Here’s an interactive example showing how different factors affect the cascade:

Base paragraph style (element selector)

Paragraph with class selector

Paragraph with both ID and class

Paragraph with !important declaration


Current hierarchy: Element selector < Class selector < ID selector < !important < Inline styles

Practical Cascade Strategies

1. Use Low Specificity Selectors

Keep your selectors as simple as possible to maintain flexibility:

/* Good – Low specificity */
.button { }
.card { }

/* Avoid – High specificity */
div.container .sidebar ul.menu li.item a.link { }

2. Organize CSS by Specificity

Structure your CSS from least to most specific:

/* 1. Element selectors */
h1, h2, h3 { }

/* 2. Class selectors */
.button, .card { }

/* 3. More specific combinations */
.button.primary { }

/* 4. ID selectors (use sparingly) */
#header { }

3. Leverage Inheritance

Set inherited properties on parent elements to avoid repetition:

body {
font-family: ‘Helvetica Neue’, sans-serif;
color: #333;
line-height: 1.6;
}

/* All child elements inherit these properties */

Common Cascade Pitfalls

1. Overusing !important

This creates specificity wars and makes maintenance difficult:

Avoid: Using !important to fix specificity issues instead of refactoring selectors.

2. Overly Specific Selectors

Long, complex selectors are hard to override and maintain:

/* Too specific – hard to override */
body div.content article.post h2.title { }

/* Better – more flexible */
.post-title { }

3. Ignoring Source Order

Remember that later styles override earlier ones with equal specificity:

.button { background: blue; }
.primary { background: red; }

/* This button will be red, not blue */
<button class=”button primary”>Click me</button>

CSS Cascade Best Practices

  1. Start with low specificity and increase only when necessary
  2. Use classes over IDs for styling to maintain flexibility
  3. Leverage inheritance for text properties on parent elements
  4. Organize CSS from general to specific rules
  5. Avoid !important except for utility classes or overriding third-party styles
  6. Use consistent naming conventions like BEM to manage specificity
  7. Test cascade behavior in browser dev tools to understand conflicts

Debugging Cascade Issues

When styles aren’t applying as expected, use browser developer tools to:

  • Inspect computed styles to see which rules are actually applied
  • Check for crossed-out rules that indicate overridden styles
  • Examine specificity by looking at the order of rules in the Styles panel
  • Use the Elements panel to temporarily add/remove classes and test changes
Pro Tip: Modern browsers show specificity values in developer tools, making it easier to understand why certain styles are applied.

Conclusion

Understanding the CSS cascade is fundamental to writing maintainable and predictable stylesheets.

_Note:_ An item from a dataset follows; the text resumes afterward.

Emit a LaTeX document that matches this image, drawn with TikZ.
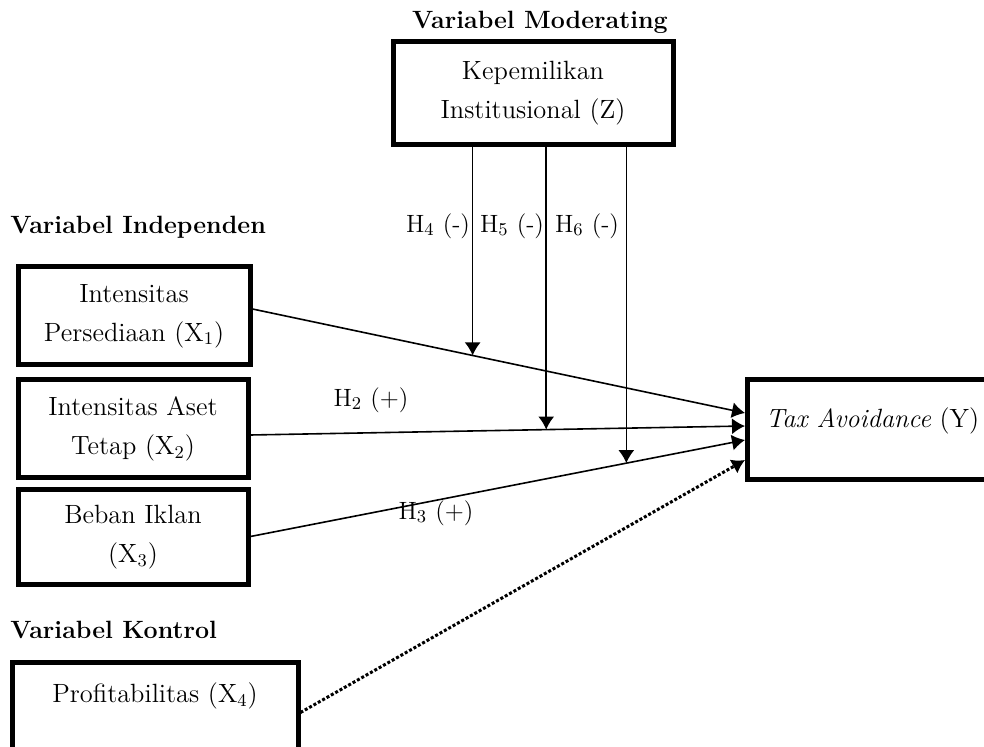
\documentclass[tikz,border=0pt]{standalone}
\usetikzlibrary{arrows,arrows.meta,calc,positioning}

\begin{document}
\begin{tikzpicture}[x=0.5pt,y=-0.5pt]
    \tikzset{
        box/.style = {rectangle, draw=black, line width=2.5pt, fill=white, align=center, font=\fontsize{13.2}{19.5}\selectfont},
        head/.style = {anchor=west, inner sep=0pt, font=\bfseries\fontsize{12.5}{15}\selectfont},
        hyp/.style = {inner sep=1pt, font=\fontsize{12.5}{15}\selectfont},
        line/.style = {draw=black, line width=0.8pt, -{Latex[length=6.5pt,width=8pt]}},
        ctrl/.style = {draw=black, line width=1.5pt, densely dotted, -{Latex[length=6.5pt,width=8pt]}}
    }
    \clip (0,0) rectangle (984,747);

    % headings
    \node[head, anchor=center](hmod) at (540,22){Variabel Moderating};
    \node[head](hind) at (10,227){Variabel Independen};
    \node[head](hkon) at (10,630){Variabel Kontrol};

    % boxes
    \node[box, minimum width=140pt, minimum height=51.5pt](z) at (533,93.5){Kepemilikan\\Institusional (Z)};
    \node[box, minimum width=116pt, minimum height=49pt](x1) at (134,316){Intensitas\\Persediaan (X$_1$)};
    \node[box, minimum width=115pt, minimum height=49pt](x2) at (133,429){Intensitas Aset\\Tetap (X$_2$)};
    \node[box, minimum width=115pt, minimum height=47.5pt](x3) at (133,537.5){Beban Iklan\\(X$_3$)};
    \node[box, minimum width=143pt, inner ysep=0pt, text height=20pt, text depth=30pt, anchor=north](x4) at (155,660){Profitabilitas (X$_4$)};
    \node[box, minimum width=125pt, inner ysep=0pt, text height=24pt, text depth=26pt, anchor=west](y) at (745,430){\textit{Tax Avoidance} (Y)};

    % direct paths
    \coordinate (a1) at ([yshift=3.5pt]x1.east);
    \coordinate (b1) at ([yshift=8.5pt]y.west);
    \coordinate (a2) at ([yshift=-3pt]x2.east);
    \coordinate (b2) at ([yshift=2pt]y.west);
    \coordinate (a3) at ([yshift=0.5pt]x3.east);
    \coordinate (b3) at ([yshift=-5pt]y.west);
    \path [line] (a1) -- (b1);
    \path [line] (a2) -- (b2);
    \path [line] (a3) -- (b3);
    \path [ctrl] (x4.east) -- ([yshift=-15pt]y.west);

    % moderating paths
    \coordinate (m1) at ($(a1)!0.447!(b1)$);
    \coordinate (m2) at ($(a2)!0.598!(b2)$);
    \coordinate (m3) at ($(a3)!0.760!(b3)$);
    \path [line] (m1 |- z.south) -- (m1);
    \path [line] (m2 |- z.south) -- (m2);
    \path [line] (m3 |- z.south) -- (m3);

    % labels
    \node[hyp](h4) at (438,226){H$_4$ (-)};
    \node[hyp](h5) at (512,226){H$_5$ (-)};
    \node[hyp](h6) at (587,226){H$_6$ (-)};
    \node[hyp](h2) at (371,400){H$_2$ (+)};
    \node[hyp](h3) at (436,513){H$_3$ (+)};

\end{tikzpicture}
\end{document}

By mastering specificity, inheritance, and source order, you can create CSS that scales well and is easy to debug. Remember to keep specificity low, leverage inheritance where appropriate, and organize your CSS in a logical hierarchy.

The cascade might seem complex at first, but with practice and the right strategies, it becomes a powerful tool for creating efficient and maintainable CSS architecture. Focus on writing clean, purposeful selectors and let the cascade work for you rather than against you.